We are not disposed to suffer evils any longer and require corporations and our government to change and serve the greater good or face extinction. We submit these reasons.

  • Corporations are allowed to pollute our land, air, and water.
  • Corporations make and sell products that harm people and the planet.
  • Corporations enable the wealthy few to become wealthier at our expense.
  • Corporations waste Earth’s resources and generate mountains of trash.
  • Corporations spend millions of dollars to finance political campaigns and elect politicians that will serve their interests, not ours.

We have appealed to our government to seek redress for our grievances but the government continues to allow these injustices to occur and in some cases actually abets them.

We mutually pledge to current and future Americans and other citizens of the world, that we’re not going to take it anymore.

We will use the freedom hard won by our nation’s founders to fight our oppressors with our actions, our voices, our smartphones, our wallets, and hopefully not our lives.

If you are interested, you can read a brief history of the Declaration of Independence in the post 4th of July – Life, Liberty and the Pursuit of Happiness.

11th Amendment to the Bill of Rights

Another year, I refreshed my knowledge of the Constitution of the United States and the events leading up to the Bill of Rights.

During my research, I discovered that 12 amendments had been proposed but the states only ratified 10. Therefore, the third amendment on the list became the First Amendment of the Bill of Rights guaranteeing the personal freedoms and rights of individual American citizens.

“Congress shall make no law respecting an establishment of religion, or prohibiting the free exercise thereof, or abridging the freedom of speech, or of the press, or the right of the people peaceably to assemble, and to petition the Government for a redress of grievances.”

First Amendment of the U.S. Constitution

In the post 4th of July – Be a Green Citizen, I provided a historical overview of the U.S. Constitution and the Bill of Rights as well as proposed an 11th amendment to the Bill of Rights (it would be the twenty-eight amendment to the Constitution).

Group of Kids Playing at a Park

The people have the right to a habitable planet with clean air, clean water, fresh food, and nontoxic places to live, study, work, explore, and play.

The Statue of Liberty and Diversity

In 2017, I was reflecting on what it means to be an American and urging readers to do the same.

That year, I looked into the history of the Statue of Liberty, which is recognized around the world as a symbol, perhaps the symbol, of freedom and democracy.

Statue of Liberty Holding Torch and Tablet of Law
The Statue of Liberty holding a torch and tablet of law – Photo Credit iStock/EG-Keith.

You can read about the Statue of Liberty in the post entitled 4th of July – What Does it Mean to be an American?

The beautiful and powerful sonnet below is engraved on the pedestal of the Statue of Liberty.

The New Colossus

Not like the brazen giant of Greek fame,
With conquering limbs astride from land to land;
Here at our sea-washed, sunset gates shall stand
A mighty woman with a torch, whose flame
Is the imprisoned lightning, and her name
Mother of Exiles.
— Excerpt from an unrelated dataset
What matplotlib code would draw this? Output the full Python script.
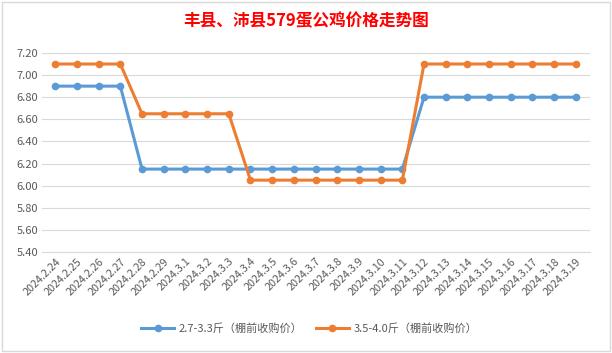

From her beacon-hand
Glows world-wide welcome; her mild eyes command
The air-bridged harbor that twin cities frame.
“Keep ancient lands, your storied pomp!” cries she
With silent lips. “Give me your tired, your poor,
Your huddled masses yearning to breathe free,
The wretched refuse of your teeming shore.
Send these, the homeless, tempest-tost to me,
I lift my lamp beside the golden door!”

Emma Lazarus

Today, the United States of America is home to a wondrous mix of people all seeking freedom, opportunity, equality, liberty, independence, democracy, and a chance for happiness.

Diversity is strength.

Mother Nature believes this, too. The healthiest ecosystems are those with the most biodiversity where different plants and animals live together, sometimes competing, sometimes collaborating, but somehow managing to find a balance for the good of the overall community.

I believe it is going to take the entire kaleidoscope of American people all working together with other people around the world to grapple with the climate crisis and to learn how to live sustainably on Earth.

Let us live joyfully and in harmony with other people and the balance of nature, so that we can all flourish on Earth now and in the future.

Happy 4th of July!

Featured Image at Top: A pile of buttons with a U.S. flag background with the saying “Planet Earth First” – photo credit iStock/cbies

Related Posts

Endangered Species Act and Biodiversity

All life is connected and worthy of protection.

Endangered Species Day on May 17 provides you and me with an ideal opportunity to appreciate Earth’s biodiversity and to do something to protect it.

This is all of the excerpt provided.